Skip the images and copy each record exactly as written.

Entries with chart source code:
········
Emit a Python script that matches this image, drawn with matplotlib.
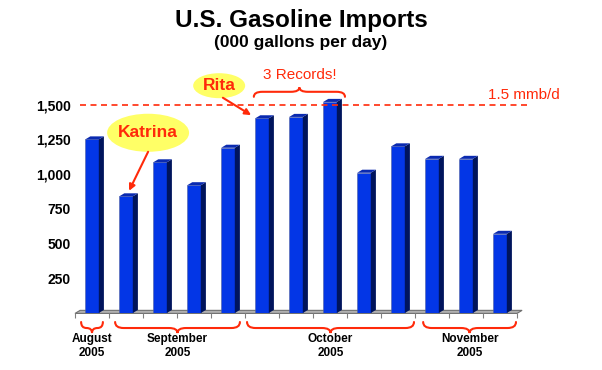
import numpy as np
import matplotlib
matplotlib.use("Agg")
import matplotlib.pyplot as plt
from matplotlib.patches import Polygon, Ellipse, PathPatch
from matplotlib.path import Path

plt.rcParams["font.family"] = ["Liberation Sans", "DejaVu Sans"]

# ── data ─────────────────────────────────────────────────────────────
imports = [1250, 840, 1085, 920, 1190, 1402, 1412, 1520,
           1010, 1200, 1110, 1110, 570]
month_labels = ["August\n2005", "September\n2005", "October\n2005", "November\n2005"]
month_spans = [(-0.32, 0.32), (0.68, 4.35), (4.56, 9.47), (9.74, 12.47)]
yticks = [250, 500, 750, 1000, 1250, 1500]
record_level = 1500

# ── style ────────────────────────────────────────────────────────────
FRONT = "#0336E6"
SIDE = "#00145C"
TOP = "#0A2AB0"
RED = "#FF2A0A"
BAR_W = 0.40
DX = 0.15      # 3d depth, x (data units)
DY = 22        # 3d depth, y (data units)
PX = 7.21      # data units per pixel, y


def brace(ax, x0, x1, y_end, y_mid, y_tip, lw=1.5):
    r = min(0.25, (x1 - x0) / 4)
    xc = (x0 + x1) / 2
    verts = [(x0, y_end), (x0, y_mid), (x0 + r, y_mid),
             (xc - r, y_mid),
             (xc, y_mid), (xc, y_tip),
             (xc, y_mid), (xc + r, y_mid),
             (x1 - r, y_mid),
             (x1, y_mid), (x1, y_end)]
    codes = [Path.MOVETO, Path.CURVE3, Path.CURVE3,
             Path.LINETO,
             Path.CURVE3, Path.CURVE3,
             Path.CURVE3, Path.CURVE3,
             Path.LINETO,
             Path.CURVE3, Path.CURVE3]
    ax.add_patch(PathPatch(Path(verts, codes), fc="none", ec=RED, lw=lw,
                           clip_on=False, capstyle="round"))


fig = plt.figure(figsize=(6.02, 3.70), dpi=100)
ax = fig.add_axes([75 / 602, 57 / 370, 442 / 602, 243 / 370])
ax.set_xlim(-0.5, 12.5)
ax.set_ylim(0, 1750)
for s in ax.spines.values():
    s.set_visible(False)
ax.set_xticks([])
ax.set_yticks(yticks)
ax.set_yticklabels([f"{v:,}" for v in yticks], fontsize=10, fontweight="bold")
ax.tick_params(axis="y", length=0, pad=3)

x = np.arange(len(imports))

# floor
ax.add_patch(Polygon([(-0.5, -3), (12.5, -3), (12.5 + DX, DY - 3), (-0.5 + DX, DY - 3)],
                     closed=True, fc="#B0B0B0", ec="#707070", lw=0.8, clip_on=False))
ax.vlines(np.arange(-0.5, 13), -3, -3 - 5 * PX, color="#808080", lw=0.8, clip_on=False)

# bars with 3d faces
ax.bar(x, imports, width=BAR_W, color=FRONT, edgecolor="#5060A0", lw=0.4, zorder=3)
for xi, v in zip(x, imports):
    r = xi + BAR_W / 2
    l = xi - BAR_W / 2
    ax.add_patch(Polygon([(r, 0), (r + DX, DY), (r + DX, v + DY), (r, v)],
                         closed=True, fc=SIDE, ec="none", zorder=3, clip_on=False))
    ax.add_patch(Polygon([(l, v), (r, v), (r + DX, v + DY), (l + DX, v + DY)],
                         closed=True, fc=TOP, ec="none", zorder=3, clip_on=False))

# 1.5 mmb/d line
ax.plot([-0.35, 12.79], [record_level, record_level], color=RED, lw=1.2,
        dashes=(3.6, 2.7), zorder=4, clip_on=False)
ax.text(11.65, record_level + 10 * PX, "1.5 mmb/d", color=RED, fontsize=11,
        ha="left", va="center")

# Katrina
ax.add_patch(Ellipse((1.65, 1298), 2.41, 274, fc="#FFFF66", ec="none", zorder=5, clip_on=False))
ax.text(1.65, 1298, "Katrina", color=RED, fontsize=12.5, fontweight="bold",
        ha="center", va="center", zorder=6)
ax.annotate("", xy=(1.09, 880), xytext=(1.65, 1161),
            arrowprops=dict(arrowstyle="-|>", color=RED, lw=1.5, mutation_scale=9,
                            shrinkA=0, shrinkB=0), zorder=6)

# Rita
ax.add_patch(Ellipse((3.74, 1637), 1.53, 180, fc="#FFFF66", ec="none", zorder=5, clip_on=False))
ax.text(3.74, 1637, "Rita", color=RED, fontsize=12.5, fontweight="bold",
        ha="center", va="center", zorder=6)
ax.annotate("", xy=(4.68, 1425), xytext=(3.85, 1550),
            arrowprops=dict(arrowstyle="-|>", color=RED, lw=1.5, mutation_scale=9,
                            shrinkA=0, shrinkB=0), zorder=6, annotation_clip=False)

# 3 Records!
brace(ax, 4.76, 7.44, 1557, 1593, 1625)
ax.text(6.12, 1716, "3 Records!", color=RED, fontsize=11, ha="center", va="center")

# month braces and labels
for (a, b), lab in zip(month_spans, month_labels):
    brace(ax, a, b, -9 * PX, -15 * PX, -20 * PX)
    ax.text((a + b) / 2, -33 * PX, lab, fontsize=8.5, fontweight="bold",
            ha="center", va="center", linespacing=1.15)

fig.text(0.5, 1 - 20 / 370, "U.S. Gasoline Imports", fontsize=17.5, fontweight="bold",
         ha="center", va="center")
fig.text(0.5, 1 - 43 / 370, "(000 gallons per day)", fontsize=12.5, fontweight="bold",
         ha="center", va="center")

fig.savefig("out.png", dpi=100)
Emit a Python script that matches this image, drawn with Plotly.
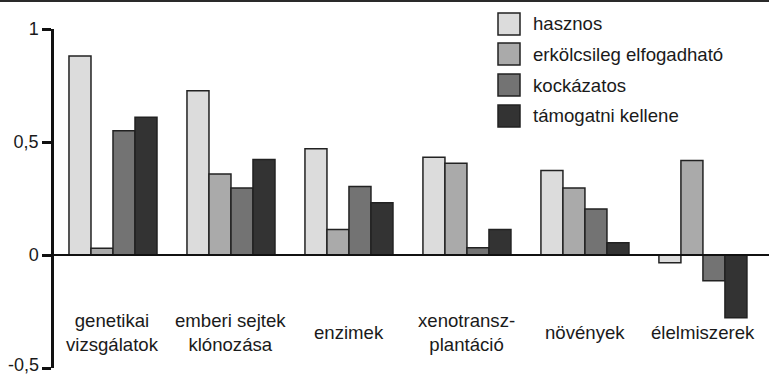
········
** Problem solution **
Emit a Python script that matches this image, drawn with matplotlib.
import numpy as np
import matplotlib
matplotlib.use("Agg")
import matplotlib.pyplot as plt
from matplotlib.patches import Polygon, Ellipse, PathPatch
from matplotlib.path import Path

plt.rcParams["font.family"] = ["Liberation Sans", "DejaVu Sans"]

# ── data ─────────────────────────────────────────────────────────────
imports = [1250, 840, 1085, 920, 1190, 1402, 1412, 1520,
           1010, 1200, 1110, 1110, 570]
month_labels = ["August\n2005", "September\n2005", "October\n2005", "November\n2005"]
month_spans = [(-0.32, 0.32), (0.68, 4.35), (4.56, 9.47), (9.74, 12.47)]
yticks = [250, 500, 750, 1000, 1250, 1500]
record_level = 1500

# ── style ────────────────────────────────────────────────────────────
FRONT = "#0336E6"
SIDE = "#00145C"
TOP = "#0A2AB0"
RED = "#FF2A0A"
BAR_W = 0.40
DX = 0.15      # 3d depth, x (data units)
DY = 22        # 3d depth, y (data units)
PX = 7.21      # data units per pixel, y


def brace(ax, x0, x1, y_end, y_mid, y_tip, lw=1.5):
    r = min(0.25, (x1 - x0) / 4)
    xc = (x0 + x1) / 2
    verts = [(x0, y_end), (x0, y_mid), (x0 + r, y_mid),
             (xc - r, y_mid),
             (xc, y_mid), (xc, y_tip),
             (xc, y_mid), (xc + r, y_mid),
             (x1 - r, y_mid),
             (x1, y_mid), (x1, y_end)]
    codes = [Path.MOVETO, Path.CURVE3, Path.CURVE3,
             Path.LINETO,
             Path.CURVE3, Path.CURVE3,
             Path.CURVE3, Path.CURVE3,
             Path.LINETO,
             Path.CURVE3, Path.CURVE3]
    ax.add_patch(PathPatch(Path(verts, codes), fc="none", ec=RED, lw=lw,
                           clip_on=False, capstyle="round"))


fig = plt.figure(figsize=(6.02, 3.70), dpi=100)
ax = fig.add_axes([75 / 602, 57 / 370, 442 / 602, 243 / 370])
ax.set_xlim(-0.5, 12.5)
ax.set_ylim(0, 1750)
for s in ax.spines.values():
    s.set_visible(False)
ax.set_xticks([])
ax.set_yticks(yticks)
ax.set_yticklabels([f"{v:,}" for v in yticks], fontsize=10, fontweight="bold")
ax.tick_params(axis="y", length=0, pad=3)

x = np.arange(len(imports))

# floor
ax.add_patch(Polygon([(-0.5, -3), (12.5, -3), (12.5 + DX, DY - 3), (-0.5 + DX, DY - 3)],
                     closed=True, fc="#B0B0B0", ec="#707070", lw=0.8, clip_on=False))
ax.vlines(np.arange(-0.5, 13), -3, -3 - 5 * PX, color="#808080", lw=0.8, clip_on=False)

# bars with 3d faces
ax.bar(x, imports, width=BAR_W, color=FRONT, edgecolor="#5060A0", lw=0.4, zorder=3)
for xi, v in zip(x, imports):
    r = xi + BAR_W / 2
    l = xi - BAR_W / 2
    ax.add_patch(Polygon([(r, 0), (r + DX, DY), (r + DX, v + DY), (r, v)],
                         closed=True, fc=SIDE, ec="none", zorder=3, clip_on=False))
    ax.add_patch(Polygon([(l, v), (r, v), (r + DX, v + DY), (l + DX, v + DY)],
                         closed=True, fc=TOP, ec="none", zorder=3, clip_on=False))

# 1.5 mmb/d line
ax.plot([-0.35, 12.79], [record_level, record_level], color=RED, lw=1.2,
        dashes=(3.6, 2.7), zorder=4, clip_on=False)
ax.text(11.65, record_level + 10 * PX, "1.5 mmb/d", color=RED, fontsize=11,
        ha="left", va="center")

# Katrina
ax.add_patch(Ellipse((1.65, 1298), 2.41, 274, fc="#FFFF66", ec="none", zorder=5, clip_on=False))
ax.text(1.65, 1298, "Katrina", color=RED, fontsize=12.5, fontweight="bold",
        ha="center", va="center", zorder=6)
ax.annotate("", xy=(1.09, 880), xytext=(1.65, 1161),
            arrowprops=dict(arrowstyle="-|>", color=RED, lw=1.5, mutation_scale=9,
                            shrinkA=0, shrinkB=0), zorder=6)

# Rita
ax.add_patch(Ellipse((3.74, 1637), 1.53, 180, fc="#FFFF66", ec="none", zorder=5, clip_on=False))
ax.text(3.74, 1637, "Rita", color=RED, fontsize=12.5, fontweight="bold",
        ha="center", va="center", zorder=6)
ax.annotate("", xy=(4.68, 1425), xytext=(3.85, 1550),
            arrowprops=dict(arrowstyle="-|>", color=RED, lw=1.5, mutation_scale=9,
                            shrinkA=0, shrinkB=0), zorder=6, annotation_clip=False)

# 3 Records!
brace(ax, 4.76, 7.44, 1557, 1593, 1625)
ax.text(6.12, 1716, "3 Records!", color=RED, fontsize=11, ha="center", va="center")

# month braces and labels
for (a, b), lab in zip(month_spans, month_labels):
    brace(ax, a, b, -9 * PX, -15 * PX, -20 * PX)
    ax.text((a + b) / 2, -33 * PX, lab, fontsize=8.5, fontweight="bold",
            ha="center", va="center", linespacing=1.15)

fig.text(0.5, 1 - 20 / 370, "U.S. Gasoline Imports", fontsize=17.5, fontweight="bold",
         ha="center", va="center")
fig.text(0.5, 1 - 43 / 370, "(000 gallons per day)", fontsize=12.5, fontweight="bold",
         ha="center", va="center")

fig.savefig("out.png", dpi=100)
Emit a Python script that matches this image, drawn with Plotly.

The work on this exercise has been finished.